Welshpool Town Hall (Neuadd y Dref Y Trallwng) is a municipal building in Broad Street, Welshpool, Powys, Wales. The structure, which is the meeting place of Welshpool Town Council, is a Grade II listed building.

== History ==
The first municipal building on the site was a guildhall which dated back at least to 1629. The markets were relocated into this building in 1761 and the theologian, John Wesley, was refused access by the bailiff when he attempted to preach there in 1769. The building was rebuilt to a design by Simpson and Hazeldine of Shrewsbury between 1795 and 1804 and extended in 1815. It was the venue for the trial of 33 people who had taken part in the Chartist riots in Llanidloes in 1839. However, by the 1860s, the borough council decided it was too small and it was demolished.

The foundation stone for the current structure was laid by Edward Herbert, 3rd Earl of Powis on 15 September 1873. It was designed by a local architect, Benjamin Lay, in the neoclassical style, built in ashlar stone at a cost of £6,000 and was completed in 1874. The design involved a near symmetrical main frontage with eight bays facing onto Broad Street. The central bay, which slightly projected forward, took the form of a four-stage tower with a segmental doorway with an architrave and a keystone in the first stage, a stone balcony and a segmentally pedimented French door in the second stage, a pair of sash windows in the third stage, and a set of clock faces in the fourth stage all surmounted by a pyramid-shaped roof with a weather vane. The tower was 90 feet high. The left hand section of three bays featured a doorway and three sash windows flanked by pilasters; on the first floor, there was a Renaissance style two-light window with an oculus, flanked by two round headed windows. The right-hand section of four bays, which had plainer detailing, was fenestrated by sash windows separated by pilasters on both floors. At roof level, the building was surmounted by a parapet, which was broken by a central pediment above the left-hand section. Internally, the principal rooms were the corn exchange on the left-hand side and the market hall behind it on the ground floor; on the first floor, there was a courtroom on the left-hand side and a council chamber on the right-hand side.

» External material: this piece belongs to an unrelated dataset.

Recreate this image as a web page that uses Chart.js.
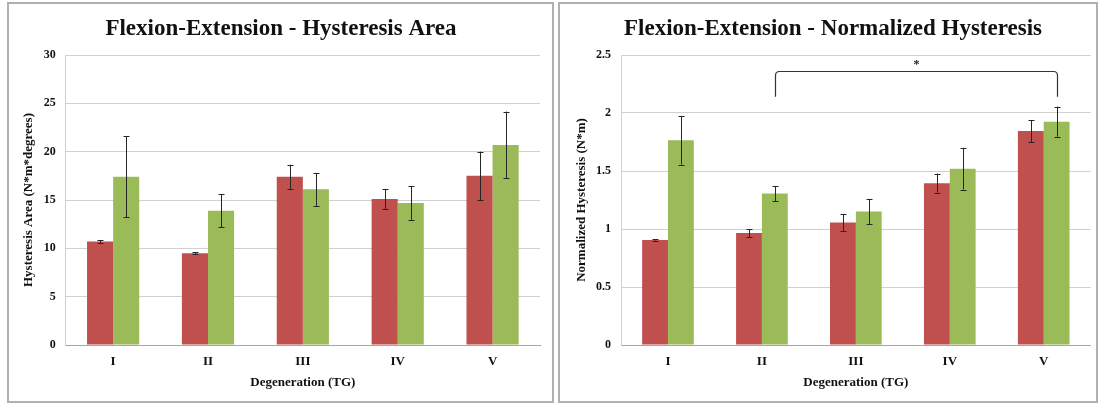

In 1922, excavations in the town hall sewers revealed silver coins from the time of the Roman leaders Mark Antony and Septimius Severus. The building continued to serve as the meeting place of Welshpool Borough Council for much of the 20th century but ceased to be the local seat of government when the enlarged Montgomeryshire District Council was formed in 1974. Instead it became the meeting place of Welshpool Town Council. In February 1983, a debate took place in the town hall on unilaterial nuclear disarmament at which speakers included the former First Sea Lord, Admiral Sir Michael Pollock.

The town hall was the venue for a wrestling match between the former member of parliament, Lembit Öpik, and the professional wrestler, Kade Callous, in which Öpik got hurt, in June 2012. An extensive programme of refurbishment works, which included the re-construction of the parapet and the restoration of the clock, was completed at a cost of £200,000 in late 2012. A stone to commemorate the life of locally-born soldier, Sergeant William Herbert Waring of the Royal Welch Fusiliers, who was awarded the Victoria Cross for his actions at Ronssoy in France in September 1918 during the First World War, was installed in the wall of the town hall and unveiled in January 2015.

Works of art in the town hall include a portrait by Heinrich von Angeli of Queen Victoria, a copy of a portrait by Paul Delaroche of Napoleon at Fontainebleau and a series of seascapes in the style of J. M. W. Turner.